Paul came back to play the second quarter and pick up six points and make two assists, but the Jazz had begun hitting threes by then, and he got his third and fourth fouls in the first five minutes of the third quarter as Utah sprinted to a lead of 22.

Meanwhile, Williams was directing a legendary night for Utah and complaining afterward about all the questions about playing against Paul, with whom he's always compared, and about not making the All-Star lineup yet.

"Just so y'all know,' said Carlos Boozer, whose 19 points and 17 boards gave him his 33rd double-double, "D-Will put on a show tonight to let the league know, the coaches know, that he should be in the All-Star Game. He should be, and he proved it tonight.'

Williams' night included a spectacularly emphatic dunk as he left Paul at a screen and slammed it home early in the third.

"Oh, that was a message,' Boozer said. "Willy sent a message tonight. He may not say it to y'all, but I'm going to say it to y'all n he came out and wanted to prove to you guys that he should be in the All-Star Game.'

"He ran the show, got us in the stuff that he felt comfortable with and he made some great plays passing the basketball, and guys made shots,' said coach Jerry Sloan, adding that Williams has played consistently well throughout Utah's January/February turnaround in which it's won 14 of 16 games to push the record to 31-18. New Orleans is 32-15 and second in the Western Conference.
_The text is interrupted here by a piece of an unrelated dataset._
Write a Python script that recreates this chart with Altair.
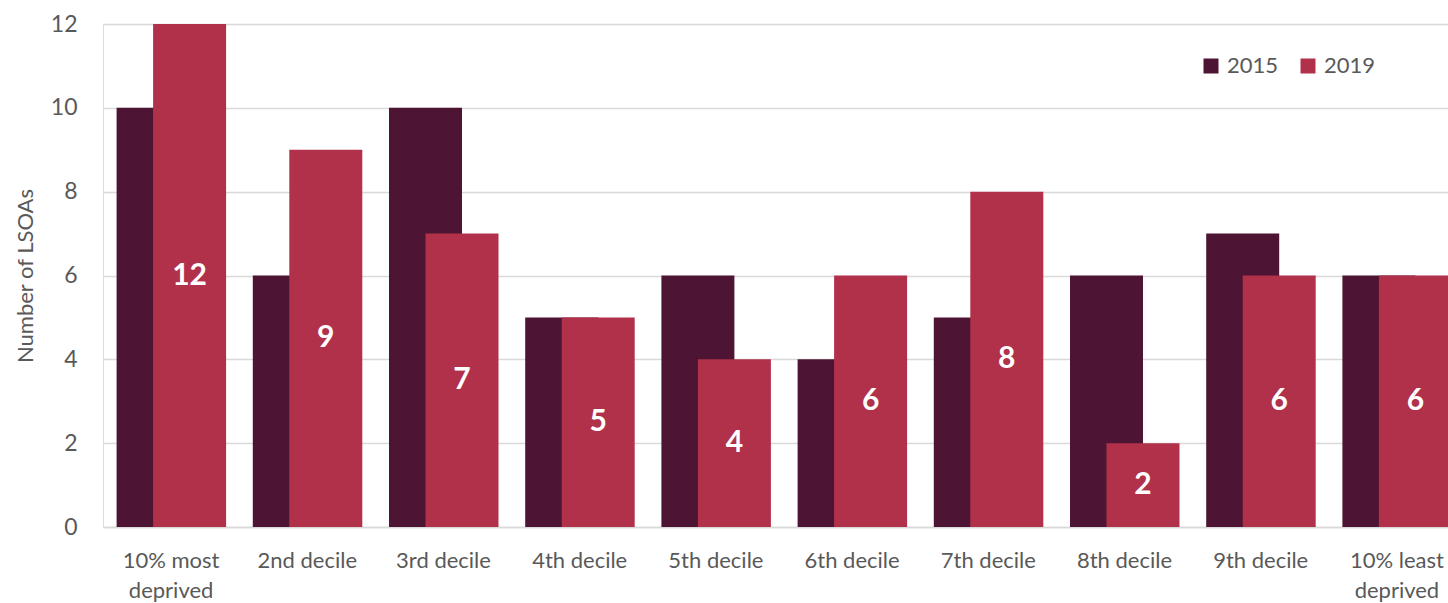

But few of those wins have seen the Jazz shooting it like they did on Monday, not that Sloan was overly pleased with taking all the outside shots because they helped the Hornets build a 25-19 halftime edge in rebounds and let them run to some easy baskets, even without Paul in the game.

The Jazz were 14-for-22 on threes, Korver making 6-for-8, Okur 4-for-7 and Williams 3-for-4. And they shot 51 percent from the field.

"D-Will did such a great job creating open shots for us, and just make it down, and it really felt good,' said Okur, who had 14 points, three steals and seven rebounds.

Boozer said he saw the rebounding differential and made up his mind to do something about it in the second half. "I put it all on my back,' he said. "I told myself I'm going to go out there and get all of them, get as many as I can get. I challenged myself to get every rebound I can get. I told the guys, 'You make them miss, I'll go get them."

The Jazz play at Denver Wednesday night at 7, and they are keenly aware of how badly Denver beat them on Jan. 17, 120-109, one of their two January losses.

"Yeah, they beat us to death,' said Sloan. "We didn't give them much of a battle. I was disappointed in the way we played and the way we tried to play against them. We tried those (long) kind of shots. They made their 3-point shots and made us look like we hadn't been in the ballgame. We have to try to get the ball inside to try to play against them, if that's at all possible.'

"We played pretty bad and got embarrassed on their floor,' recalled Williams. "This is going to be an important game to pick up two full games in the standings.' Utah has a one-game lead over the Nuggets in the Northwest Division.